Member of the Mississippi State Senate from the 14th district
- In office January 1920 – January 1924
- Preceded by: Richard E. Thompson
- In office January 2, 1900 – January 7, 1908
- Preceded by: W. H. Hardy
- Succeeded by: John A. Bailey

Personal details
- Born: April 19, 1871 Amite County, Mississippi, U. S.
- Died: December 28, 1934 (aged 63) Meridian, Mississippi, U. S.
- Party: Democratic

= C. C. Dunn =

Former American politician

Chris Carroll Dunn (April 19, 1871 - December 28, 1934) was an American politician and lawyer. He represented the 14th District in the Mississippi State Senate from 1900 to 1908 and from 1920 to 1924.

== Early life ==
Chris Carroll Dunn was born on April 19, 1871, in Carroll County, Mississippi. He was the son of Charles M. Dunn, a Confederate Army soldier, and Calula (Bates) Dunn. He had four sisters. Dunn attended Amite County's primary schools. He then studied law and was admitted to the bar in 1892.

== Career ==
Dunn moved to Meridian, Mississippi, to start his law practice, in 1892. In 1899, Dunn was elected to represent the 14th District (Lauderdale County) as a Democrat in the Mississippi State Senate for the 1900–1904 term. During that term, Dunn served on the following committees: Judiciary; Public Works; Registration & Elections; and Corporations. Dunn was re-elected on November 3, 1903, for the 1904-1908 term. During this term, Dunn served on the following committees: Rules; Judiciary; Constitution; Humane & Benevolent Institutions; and Insurance. In 1908, Dunn served as Mississippi's Vice President of the American Bar Association. In 1914, Dunn became the County Attorney of Meridian County. By 1918, Dunn was a member of the Amis & Dunn law firm alongside Alfonzo B. Amis. He later served as attorney for the county supervisors as well as acting city attorney of Meridian. In 1919, Dunn was re-elected to the State Senate for the 1920-1924 term. During this term, Dunn chaired the Engrossed Bills committee. He also served on the following committees: Rules; Judiciary; Immigration; Insurance; Drainage; Roads, Ferries, and Bridges; and Oyster Industry.

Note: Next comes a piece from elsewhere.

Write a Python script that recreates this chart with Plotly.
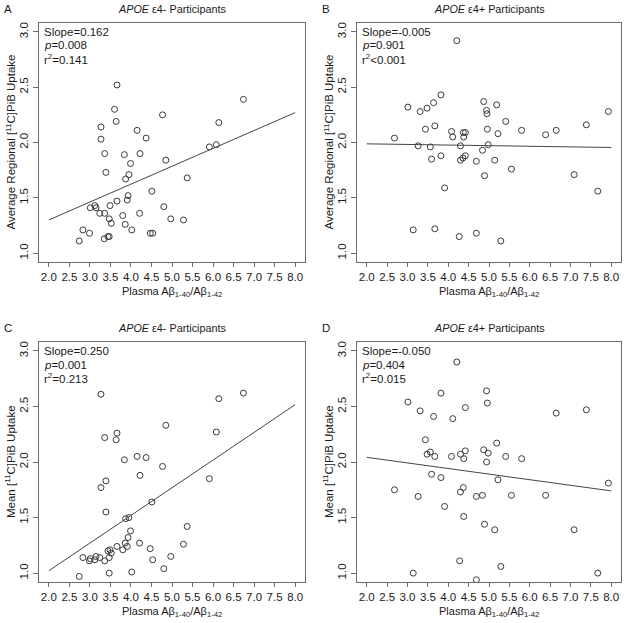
import plotly.graph_objects as go

W, H = 629, 623

# ---------------- data ----------------
x_ticks = [2.0, 2.5, 3.0, 3.5, 4.0, 4.5, 5.0, 5.5, 6.0, 6.5, 7.0, 7.5, 8.0]
x_tick_labels = ["2.0", "2.5", "3.0", "3.5", "4.0", "4.5", "5.0", "5.5", "6.0", "6.5", "7.0", "7.5", "8.0"]
y_ticks = [1.0, 1.5, 2.0, 2.5, 3.0]
y_tick_labels = ["1.0", "1.5", "2.0", "2.5", "3.0"]

# Panel A: APOE e4- , average regional PiB
a_x = [3.66, 3.60, 3.64, 3.27, 3.27, 3.36, 3.39, 4.15, 4.37, 3.84, 4.22, 3.99, 3.95, 3.87,
       4.77, 4.85, 5.37, 5.91, 6.08, 6.14, 6.74, 4.51, 3.93, 3.91, 3.66, 3.49, 3.12, 3.15,
       3.01, 3.24, 3.36, 4.21, 3.80, 3.47, 3.52, 3.86, 4.80, 4.97, 5.28, 2.83, 2.99, 2.74,
       4.02, 4.47, 4.53, 3.35, 3.44, 3.47]
a_y = [2.52, 2.30, 2.19, 2.14, 2.03, 1.90, 1.73, 2.11, 2.04, 1.89, 1.90, 1.81, 1.71, 1.67,
       2.25, 1.84, 1.68, 1.96, 1.98, 2.18, 2.39, 1.56, 1.52, 1.48, 1.47, 1.43, 1.43, 1.41,
       1.41, 1.36, 1.36, 1.36, 1.34, 1.31, 1.27, 1.26, 1.42, 1.31, 1.30, 1.21, 1.18, 1.11,
       1.21, 1.18, 1.18, 1.13, 1.15, 1.15]
a_fit_x = [2.0, 8.0]
a_fit_y = [1.30, 2.27]

# Panel B: APOE e4+ , average regional PiB
b_x = [4.21, 3.82, 3.01, 3.31, 3.48, 3.64, 3.44, 3.67, 2.68, 4.08, 4.11, 4.38, 4.37, 4.42,
       3.26, 3.56, 4.30, 3.59, 3.82, 4.42, 4.36, 4.30, 4.84, 4.69, 4.89, 4.87, 4.94, 4.95,
       4.96, 4.98, 5.19, 5.41, 5.22, 5.14, 5.55, 5.80, 6.39, 6.65, 7.39, 7.09, 7.67, 7.93,
       3.91, 3.14, 3.67, 4.27, 4.69, 5.29]
b_y = [2.92, 2.43, 2.32, 2.28, 2.31, 2.36, 2.12, 2.15, 2.04, 2.10, 2.05, 2.05, 2.09, 2.09,
       1.97, 1.96, 1.97, 1.85, 1.88, 1.88, 1.86, 1.84, 1.93, 1.83, 1.70, 2.37, 2.29, 2.26,
       2.12, 1.98, 2.34, 2.19, 2.08, 1.84, 1.76, 2.11, 2.07, 2.11, 2.16, 1.71, 1.56, 2.28,
       1.59, 1.21, 1.22, 1.15, 1.18, 1.11]
b_fit_x = [2.0, 8.0]
b_fit_y = [1.988, 1.955]

# Panel C: APOE e4- , mean PiB
c_x = [3.27, 3.36, 3.66, 3.64, 3.27, 3.39, 3.39, 3.84, 4.15, 4.37, 4.22, 4.77, 4.85, 4.51,
       5.91, 6.08, 6.14, 6.74, 5.37, 5.28, 3.87, 3.95, 3.99, 3.93, 3.86, 3.91, 3.66, 3.80,
       4.21, 4.47, 4.53, 4.97, 4.80, 4.02, 3.47, 2.74, 2.83, 3.01, 2.99, 3.15, 3.12, 3.24,
       3.36, 3.44, 3.49, 3.52, 3.47]
c_y = [2.61, 2.22, 2.26, 2.20, 1.77, 1.83, 1.55, 2.02, 2.05, 2.04, 1.88, 1.96, 2.33, 1.64,
       1.85, 2.27, 2.57, 2.62, 1.42, 1.26, 1.49, 1.50, 1.38, 1.32, 1.27, 1.24, 1.24, 1.21,
       1.27, 1.22, 1.12, 1.15, 1.04, 1.01, 1.00, 0.97, 1.14, 1.13, 1.11, 1.15, 1.12, 1.14,
       1.11, 1.20, 1.21, 1.18, 1.14]
c_fit_x = [2.0, 8.0]
c_fit_y = [1.021, 2.516]

# Panel D: APOE e4+ , mean PiB
d_x = [4.21, 3.82, 4.94, 3.01, 4.96, 3.31, 4.42, 3.64, 4.11, 6.65, 7.39, 3.44, 5.19, 3.56,
       3.48, 3.67, 4.08, 4.30, 4.42, 4.38, 4.87, 4.98, 4.94, 5.41, 5.80, 3.59, 3.82, 5.22,
       7.93, 2.68, 3.26, 4.30, 4.37, 4.69, 4.84, 5.55, 6.39, 3.91, 4.38, 4.89, 5.14, 7.09,
       4.28, 5.29, 3.14, 7.67, 4.69]
d_y = [2.90, 2.62, 2.64, 2.54, 2.53, 2.46, 2.49, 2.41, 2.39, 2.44, 2.47, 2.20, 2.17, 2.09,
       2.07, 2.05, 2.05, 2.07, 2.10, 2.03, 2.11, 2.08, 2.00, 2.05, 2.03, 1.89, 1.86, 1.84,
       1.81, 1.75, 1.69, 1.73, 1.77, 1.69, 1.70, 1.70, 1.70, 1.60, 1.51, 1.44, 1.39, 1.39,
       1.11, 1.06, 1.00, 1.00, 0.94]
d_fit_x = [2.0, 8.0]
d_fit_y = [2.042, 1.740]

letters = ["A", "B", "C", "D"]
titles = ["<i>APOE</i> ε4- Participants", "<i>APOE</i> ε4+ Participants",
          "<i>APOE</i> ε4- Participants", "<i>APOE</i> ε4+ Participants"]
y_titles = ["Average Regional [<sup>11</sup>C]PiB Uptake", "Average Regional [<sup>11</sup>C]PiB Uptake",
            "Mean [<sup>11</sup>C]PiB Uptake", "Mean [<sup>11</sup>C]PiB Uptake"]
x_title = "Plasma Aβ<sub>1-40</sub>/Aβ<sub>1-42</sub>"
stats = [["Slope=0.162", "<i>p</i>=0.008", "r<sup>2</sup>=0.141"],
         ["Slope=-0.005", "<i>p</i>=0.901", "r<sup>2</sup><0.001"],
         ["Slope=0.250", "<i>p</i>=0.001", "r<sup>2</sup>=0.213"],
         ["Slope=-0.050", "<i>p</i>=0.404", "r<sup>2</sup>=0.015"]]

series = [(a_x, a_y, a_fit_x, a_fit_y), (b_x, b_y, b_fit_x, b_fit_y),
          (c_x, c_y, c_fit_x, c_fit_y), (d_x, d_y, d_fit_x, d_fit_y)]

# ---------------- layout (pixel boxes) ----------------
boxes = [(39, 305, 23, 262), (357, 621, 23, 262), (39, 305, 342, 582), (357, 621, 342, 582)]
ytitle_px = [10, 328, 10, 328]

FONT = "Liberation Sans, Arial, Helvetica, sans-serif"
TXT = "#1a1a1a"
AX = "#6a6a6a"
PT = "#3a3a3a"
FS = 11.5


def px(x, y):
    return x / W, 1 - y / H


fig = go.Figure()
annotations = []
layout_axes = {}

for i, ((xs, ys, fx, fy), box) in enumerate(zip(series, boxes)):
    n = "" if i == 0 else str(i + 1)
    xref, yref = "x" + n, "y" + n
    fig.add_trace(go.Scatter(x=xs, y=ys, mode="markers", xaxis=xref, yaxis=yref,
                             marker=dict(symbol="circle-open", size=6, color=PT,
                                         line=dict(width=1, color=PT)),
                             showlegend=False, hoverinfo="x+y"))
    fig.add_trace(go.Scatter(x=fx, y=fy, mode="lines", xaxis=xref, yaxis=yref,
                             line=dict(color="#444444", width=1), showlegend=False,
                             hoverinfo="skip"))
    x0, x1, y0, y1 = box
    common = dict(showline=True, mirror=True, linecolor=AX, linewidth=1, showgrid=False,
                  zeroline=False, ticks="outside", tickcolor=AX, tickwidth=1,
                  ticklabeloverflow="allow", automargin=False,
                  tickfont=dict(family=FONT, size=FS, color=TXT))
    layout_axes["xaxis" + n] = dict(common, domain=[x0 / W, x1 / W], anchor=yref, ticklen=4,
                                    range=[1.76, 8.24], tickvals=x_ticks, ticktext=x_tick_labels)
    layout_axes["yaxis" + n] = dict(common, domain=[1 - y1 / H, 1 - y0 / H], anchor=xref, ticklen=5,
                                    range=[0.92, 3.08], tickvals=y_ticks, ticktext=y_tick_labels,
                                    tickangle=-90)
    cx = (x0 + x1) / 2
    cy = (y0 + y1) / 2
    # panel letter
    ax_, ay_ = px(x0 - 31, y0 - 14)
    annotations.append(dict(text=letters[i], x=ax_, y=ay_, xref="paper", yref="paper",
                            xanchor="center", yanchor="middle", showarrow=False,
                            font=dict(family=FONT, size=FS, color=TXT)))
    # title
    tx, ty = px(cx, y0 - 14)
    annotations.append(dict(text=titles[i], x=tx, y=ty, xref="paper", yref="paper",
                            xanchor="center", yanchor="middle", showarrow=False,
                            font=dict(family=FONT, size=10.8, color=TXT)))
    # x title
    xx, xy = px(cx, y1 + 30)
    annotations.append(dict(text=x_title, x=xx, y=xy, xref="paper", yref="paper",
                            xanchor="center", yanchor="middle", showarrow=False,
                            font=dict(family=FONT, size=11, color=TXT)))
    # y title
    yx, yy = px(ytitle_px[i], cy)
    annotations.append(dict(text=y_titles[i], x=yx, y=yy, xref="paper", yref="paper",
                            xanchor="center", yanchor="middle", showarrow=False, textangle=-90,
                            font=dict(family=FONT, size=FS, color=TXT)))
    # stats
    for k, s in enumerate(stats[i]):
        sx, sy = px(x0 + 3, y0 + 9 + 13.5 * k)
        annotations.append(dict(text=s, x=sx, y=sy, xref="paper", yref="paper",
                                xanchor="left", yanchor="middle", showarrow=False,
                                font=dict(family=FONT, size=FS, color=TXT)))

fig.update_layout(width=W, height=H, autosize=False,
                  margin=dict(l=0, r=0, t=0, b=0, autoexpand=False),
                  paper_bgcolor="white", plot_bgcolor="white",
                  font=dict(family=FONT, color=TXT),
                  annotations=annotations, **layout_axes)

fig.write_html("out.html", config={"displayModeBar": False},
               post_script="document.body.style.margin='0';document.body.style.overflow='hidden';")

== Personal life and death ==
Dunn was a Baptist. He was a member of the Freemasons, Knights of Pythias, and Knights and Ladies of Honor. He married Lulie Alma Gressett on February 27, 1894. Lulie died in 1920. Dunn remarried, to Lucille Schilling, on December 6, 1921. Dunn died in a hunting accident on December 28, 1934. He was survived by his widow, mother, and four sisters.